> **WHAT IS BEING ASKED**: The material below should be written out in full and exactly; pictures stay out of the copy.

> **COLLECTED MATERIAL**:

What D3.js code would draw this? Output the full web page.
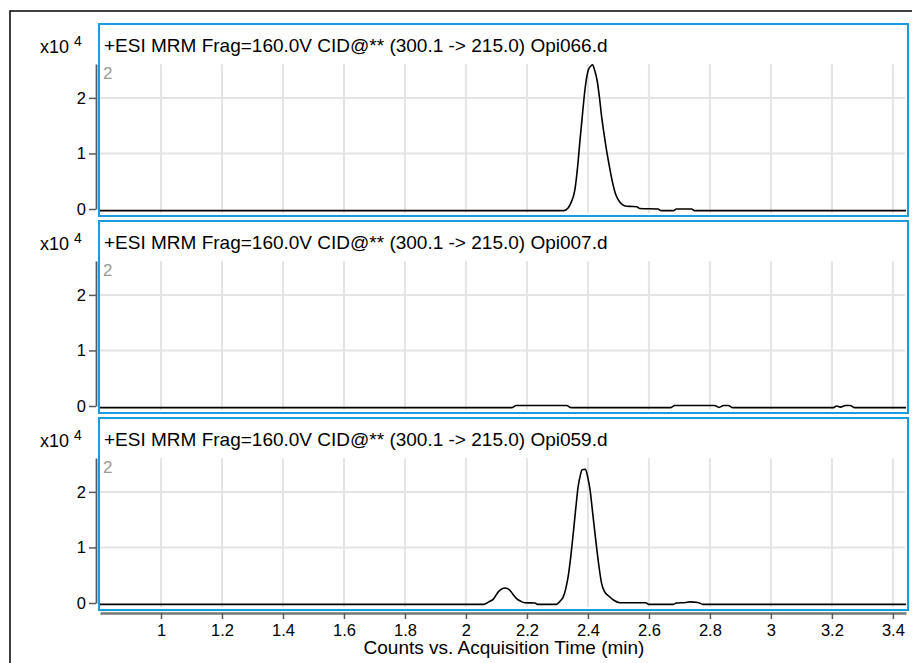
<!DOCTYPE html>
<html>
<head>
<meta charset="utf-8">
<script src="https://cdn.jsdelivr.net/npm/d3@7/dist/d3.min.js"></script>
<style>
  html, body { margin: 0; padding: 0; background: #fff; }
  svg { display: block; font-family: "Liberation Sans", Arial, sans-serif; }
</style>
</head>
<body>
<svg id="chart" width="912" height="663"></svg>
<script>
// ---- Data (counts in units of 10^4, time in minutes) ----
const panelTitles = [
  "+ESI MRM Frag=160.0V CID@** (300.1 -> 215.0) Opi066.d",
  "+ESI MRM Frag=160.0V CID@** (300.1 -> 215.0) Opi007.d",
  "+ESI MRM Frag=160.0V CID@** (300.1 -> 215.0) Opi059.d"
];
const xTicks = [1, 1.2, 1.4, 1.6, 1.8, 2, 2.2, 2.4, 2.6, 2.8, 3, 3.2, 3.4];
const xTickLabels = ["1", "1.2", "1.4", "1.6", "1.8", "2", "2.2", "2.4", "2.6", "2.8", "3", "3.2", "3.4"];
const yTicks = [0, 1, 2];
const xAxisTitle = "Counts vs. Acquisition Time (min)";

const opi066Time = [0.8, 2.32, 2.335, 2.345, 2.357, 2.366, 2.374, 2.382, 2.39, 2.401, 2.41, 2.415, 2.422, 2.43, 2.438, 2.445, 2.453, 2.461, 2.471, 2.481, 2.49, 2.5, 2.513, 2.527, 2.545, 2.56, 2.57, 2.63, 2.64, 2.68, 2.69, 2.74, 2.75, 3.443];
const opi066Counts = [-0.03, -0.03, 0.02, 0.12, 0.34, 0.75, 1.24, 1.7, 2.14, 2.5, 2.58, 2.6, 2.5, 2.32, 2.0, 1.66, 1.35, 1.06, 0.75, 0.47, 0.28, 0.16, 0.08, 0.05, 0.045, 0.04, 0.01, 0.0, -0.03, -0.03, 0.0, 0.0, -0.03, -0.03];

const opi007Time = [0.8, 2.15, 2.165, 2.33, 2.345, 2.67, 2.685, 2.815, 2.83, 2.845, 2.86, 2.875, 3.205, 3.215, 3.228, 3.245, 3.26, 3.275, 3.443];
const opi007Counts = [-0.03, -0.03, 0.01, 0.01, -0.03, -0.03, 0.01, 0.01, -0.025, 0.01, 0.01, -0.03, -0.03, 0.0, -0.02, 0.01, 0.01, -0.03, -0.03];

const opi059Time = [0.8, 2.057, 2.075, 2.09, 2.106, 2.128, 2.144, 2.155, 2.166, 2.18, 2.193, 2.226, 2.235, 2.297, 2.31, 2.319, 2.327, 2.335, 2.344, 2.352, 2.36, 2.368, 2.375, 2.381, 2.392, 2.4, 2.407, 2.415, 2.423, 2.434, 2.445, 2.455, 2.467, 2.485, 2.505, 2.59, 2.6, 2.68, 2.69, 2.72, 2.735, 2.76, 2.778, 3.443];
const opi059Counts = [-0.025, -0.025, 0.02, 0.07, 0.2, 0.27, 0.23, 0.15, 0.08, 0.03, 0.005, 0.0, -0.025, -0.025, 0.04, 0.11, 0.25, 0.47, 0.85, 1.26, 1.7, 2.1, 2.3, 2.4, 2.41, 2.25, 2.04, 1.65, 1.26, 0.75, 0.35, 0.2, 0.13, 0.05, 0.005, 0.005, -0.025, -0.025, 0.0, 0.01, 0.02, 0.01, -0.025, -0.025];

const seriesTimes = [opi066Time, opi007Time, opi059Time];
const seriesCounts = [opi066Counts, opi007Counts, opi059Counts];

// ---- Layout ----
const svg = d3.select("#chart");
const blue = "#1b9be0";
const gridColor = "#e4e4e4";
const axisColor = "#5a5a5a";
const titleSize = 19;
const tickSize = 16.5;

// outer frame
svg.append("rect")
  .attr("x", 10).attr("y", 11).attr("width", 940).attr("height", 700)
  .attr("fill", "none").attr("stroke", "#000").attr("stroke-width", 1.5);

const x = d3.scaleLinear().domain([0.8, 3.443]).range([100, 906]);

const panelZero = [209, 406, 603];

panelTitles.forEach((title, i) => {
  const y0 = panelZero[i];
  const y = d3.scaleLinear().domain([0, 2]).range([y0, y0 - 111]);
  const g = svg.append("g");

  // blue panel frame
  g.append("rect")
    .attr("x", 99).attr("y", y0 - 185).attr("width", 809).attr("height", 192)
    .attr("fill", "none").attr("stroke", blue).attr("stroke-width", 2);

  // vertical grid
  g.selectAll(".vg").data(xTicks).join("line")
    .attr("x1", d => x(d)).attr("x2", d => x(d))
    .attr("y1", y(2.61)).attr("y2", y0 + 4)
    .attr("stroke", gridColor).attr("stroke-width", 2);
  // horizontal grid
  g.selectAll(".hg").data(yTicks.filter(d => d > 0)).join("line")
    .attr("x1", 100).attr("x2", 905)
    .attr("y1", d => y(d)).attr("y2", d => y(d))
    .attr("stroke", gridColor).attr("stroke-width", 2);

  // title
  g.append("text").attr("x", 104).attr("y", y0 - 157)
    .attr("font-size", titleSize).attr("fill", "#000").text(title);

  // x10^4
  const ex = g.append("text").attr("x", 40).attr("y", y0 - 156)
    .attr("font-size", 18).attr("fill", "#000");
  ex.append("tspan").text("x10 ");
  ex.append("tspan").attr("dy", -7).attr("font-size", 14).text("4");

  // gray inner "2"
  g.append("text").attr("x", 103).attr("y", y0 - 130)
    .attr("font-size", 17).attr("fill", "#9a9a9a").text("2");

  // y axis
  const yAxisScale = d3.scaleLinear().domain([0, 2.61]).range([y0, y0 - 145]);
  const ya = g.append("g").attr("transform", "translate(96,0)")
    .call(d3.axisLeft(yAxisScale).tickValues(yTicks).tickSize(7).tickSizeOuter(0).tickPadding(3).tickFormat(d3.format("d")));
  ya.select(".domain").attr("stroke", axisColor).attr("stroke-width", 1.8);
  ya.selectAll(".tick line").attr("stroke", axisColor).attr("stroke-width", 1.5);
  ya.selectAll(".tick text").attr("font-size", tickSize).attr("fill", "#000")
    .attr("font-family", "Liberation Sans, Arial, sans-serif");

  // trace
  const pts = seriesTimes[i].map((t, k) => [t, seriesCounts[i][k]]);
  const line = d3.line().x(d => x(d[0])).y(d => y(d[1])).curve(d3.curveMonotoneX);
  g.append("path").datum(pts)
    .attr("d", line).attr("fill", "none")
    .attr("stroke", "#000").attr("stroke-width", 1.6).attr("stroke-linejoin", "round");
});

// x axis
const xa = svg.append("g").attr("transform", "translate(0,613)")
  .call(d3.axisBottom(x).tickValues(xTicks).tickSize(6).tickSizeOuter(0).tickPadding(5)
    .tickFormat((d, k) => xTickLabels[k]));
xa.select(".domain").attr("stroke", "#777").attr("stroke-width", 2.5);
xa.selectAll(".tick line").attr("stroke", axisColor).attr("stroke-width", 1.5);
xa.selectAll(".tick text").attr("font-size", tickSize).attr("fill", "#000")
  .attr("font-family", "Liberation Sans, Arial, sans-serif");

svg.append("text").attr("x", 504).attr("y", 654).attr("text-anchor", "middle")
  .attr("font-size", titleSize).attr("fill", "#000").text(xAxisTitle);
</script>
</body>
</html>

> **OUTPUT FOR THIS TASK**:
What D3.js code would draw this? Output the full web page.
<!DOCTYPE html>
<html>
<head>
<meta charset="utf-8">
<script src="https://cdn.jsdelivr.net/npm/d3@7/dist/d3.min.js"></script>
<style>
  html, body { margin: 0; padding: 0; background: #fff; }
  svg { display: block; font-family: "Liberation Sans", Arial, sans-serif; }
</style>
</head>
<body>
<svg id="chart" width="912" height="663"></svg>
<script>
// ---- Data (counts in units of 10^4, time in minutes) ----
const panelTitles = [
  "+ESI MRM Frag=160.0V CID@** (300.1 -> 215.0) Opi066.d",
  "+ESI MRM Frag=160.0V CID@** (300.1 -> 215.0) Opi007.d",
  "+ESI MRM Frag=160.0V CID@** (300.1 -> 215.0) Opi059.d"
];
const xTicks = [1, 1.2, 1.4, 1.6, 1.8, 2, 2.2, 2.4, 2.6, 2.8, 3, 3.2, 3.4];
const xTickLabels = ["1", "1.2", "1.4", "1.6", "1.8", "2", "2.2", "2.4", "2.6", "2.8", "3", "3.2", "3.4"];
const yTicks = [0, 1, 2];
const xAxisTitle = "Counts vs. Acquisition Time (min)";

const opi066Time = [0.8, 2.32, 2.335, 2.345, 2.357, 2.366, 2.374, 2.382, 2.39, 2.401, 2.41, 2.415, 2.422, 2.43, 2.438, 2.445, 2.453, 2.461, 2.471, 2.481, 2.49, 2.5, 2.513, 2.527, 2.545, 2.56, 2.57, 2.63, 2.64, 2.68, 2.69, 2.74, 2.75, 3.443];
const opi066Counts = [-0.03, -0.03, 0.02, 0.12, 0.34, 0.75, 1.24, 1.7, 2.14, 2.5, 2.58, 2.6, 2.5, 2.32, 2.0, 1.66, 1.35, 1.06, 0.75, 0.47, 0.28, 0.16, 0.08, 0.05, 0.045, 0.04, 0.01, 0.0, -0.03, -0.03, 0.0, 0.0, -0.03, -0.03];

const opi007Time = [0.8, 2.15, 2.165, 2.33, 2.345, 2.67, 2.685, 2.815, 2.83, 2.845, 2.86, 2.875, 3.205, 3.215, 3.228, 3.245, 3.26, 3.275, 3.443];
const opi007Counts = [-0.03, -0.03, 0.01, 0.01, -0.03, -0.03, 0.01, 0.01, -0.025, 0.01, 0.01, -0.03, -0.03, 0.0, -0.02, 0.01, 0.01, -0.03, -0.03];

const opi059Time = [0.8, 2.057, 2.075, 2.09, 2.106, 2.128, 2.144, 2.155, 2.166, 2.18, 2.193, 2.226, 2.235, 2.297, 2.31, 2.319, 2.327, 2.335, 2.344, 2.352, 2.36, 2.368, 2.375, 2.381, 2.392, 2.4, 2.407, 2.415, 2.423, 2.434, 2.445, 2.455, 2.467, 2.485, 2.505, 2.59, 2.6, 2.68, 2.69, 2.72, 2.735, 2.76, 2.778, 3.443];
const opi059Counts = [-0.025, -0.025, 0.02, 0.07, 0.2, 0.27, 0.23, 0.15, 0.08, 0.03, 0.005, 0.0, -0.025, -0.025, 0.04, 0.11, 0.25, 0.47, 0.85, 1.26, 1.7, 2.1, 2.3, 2.4, 2.41, 2.25, 2.04, 1.65, 1.26, 0.75, 0.35, 0.2, 0.13, 0.05, 0.005, 0.005, -0.025, -0.025, 0.0, 0.01, 0.02, 0.01, -0.025, -0.025];

const seriesTimes = [opi066Time, opi007Time, opi059Time];
const seriesCounts = [opi066Counts, opi007Counts, opi059Counts];

// ---- Layout ----
const svg = d3.select("#chart");
const blue = "#1b9be0";
const gridColor = "#e4e4e4";
const axisColor = "#5a5a5a";
const titleSize = 19;
const tickSize = 16.5;

// outer frame
svg.append("rect")
  .attr("x", 10).attr("y", 11).attr("width", 940).attr("height", 700)
  .attr("fill", "none").attr("stroke", "#000").attr("stroke-width", 1.5);

const x = d3.scaleLinear().domain([0.8, 3.443]).range([100, 906]);

const panelZero = [209, 406, 603];

panelTitles.forEach((title, i) => {
  const y0 = panelZero[i];
  const y = d3.scaleLinear().domain([0, 2]).range([y0, y0 - 111]);
  const g = svg.append("g");

  // blue panel frame
  g.append("rect")
    .attr("x", 99).attr("y", y0 - 185).attr("width", 809).attr("height", 192)
    .attr("fill", "none").attr("stroke", blue).attr("stroke-width", 2);

  // vertical grid
  g.selectAll(".vg").data(xTicks).join("line")
    .attr("x1", d => x(d)).attr("x2", d => x(d))
    .attr("y1", y(2.61)).attr("y2", y0 + 4)
    .attr("stroke", gridColor).attr("stroke-width", 2);
  // horizontal grid
  g.selectAll(".hg").data(yTicks.filter(d => d > 0)).join("line")
    .attr("x1", 100).attr("x2", 905)
    .attr("y1", d => y(d)).attr("y2", d => y(d))
    .attr("stroke", gridColor).attr("stroke-width", 2);

  // title
  g.append("text").attr("x", 104).attr("y", y0 - 157)
    .attr("font-size", titleSize).attr("fill", "#000").text(title);

  // x10^4
  const ex = g.append("text").attr("x", 40).attr("y", y0 - 156)
    .attr("font-size", 18).attr("fill", "#000");
  ex.append("tspan").text("x10 ");
  ex.append("tspan").attr("dy", -7).attr("font-size", 14).text("4");

  // gray inner "2"
  g.append("text").attr("x", 103).attr("y", y0 - 130)
    .attr("font-size", 17).attr("fill", "#9a9a9a").text("2");

  // y axis
  const yAxisScale = d3.scaleLinear().domain([0, 2.61]).range([y0, y0 - 145]);
  const ya = g.append("g").attr("transform", "translate(96,0)")
    .call(d3.axisLeft(yAxisScale).tickValues(yTicks).tickSize(7).tickSizeOuter(0).tickPadding(3).tickFormat(d3.format("d")));
  ya.select(".domain").attr("stroke", axisColor).attr("stroke-width", 1.8);
  ya.selectAll(".tick line").attr("stroke", axisColor).attr("stroke-width", 1.5);
  ya.selectAll(".tick text").attr("font-size", tickSize).attr("fill", "#000")
    .attr("font-family", "Liberation Sans, Arial, sans-serif");

  // trace
  const pts = seriesTimes[i].map((t, k) => [t, seriesCounts[i][k]]);
  const line = d3.line().x(d => x(d[0])).y(d => y(d[1])).curve(d3.curveMonotoneX);
  g.append("path").datum(pts)
    .attr("d", line).attr("fill", "none")
    .attr("stroke", "#000").attr("stroke-width", 1.6).attr("stroke-linejoin", "round");
});

// x axis
const xa = svg.append("g").attr("transform", "translate(0,613)")
  .call(d3.axisBottom(x).tickValues(xTicks).tickSize(6).tickSizeOuter(0).tickPadding(5)
    .tickFormat((d, k) => xTickLabels[k]));
xa.select(".domain").attr("stroke", "#777").attr("stroke-width", 2.5);
xa.selectAll(".tick line").attr("stroke", axisColor).attr("stroke-width", 1.5);
xa.selectAll(".tick text").attr("font-size", tickSize).attr("fill", "#000")
  .attr("font-family", "Liberation Sans, Arial, sans-serif");

svg.append("text").attr("x", 504).attr("y", 654).attr("text-anchor", "middle")
  .attr("font-size", titleSize).attr("fill", "#000").text(xAxisTitle);
</script>
</body>
</html>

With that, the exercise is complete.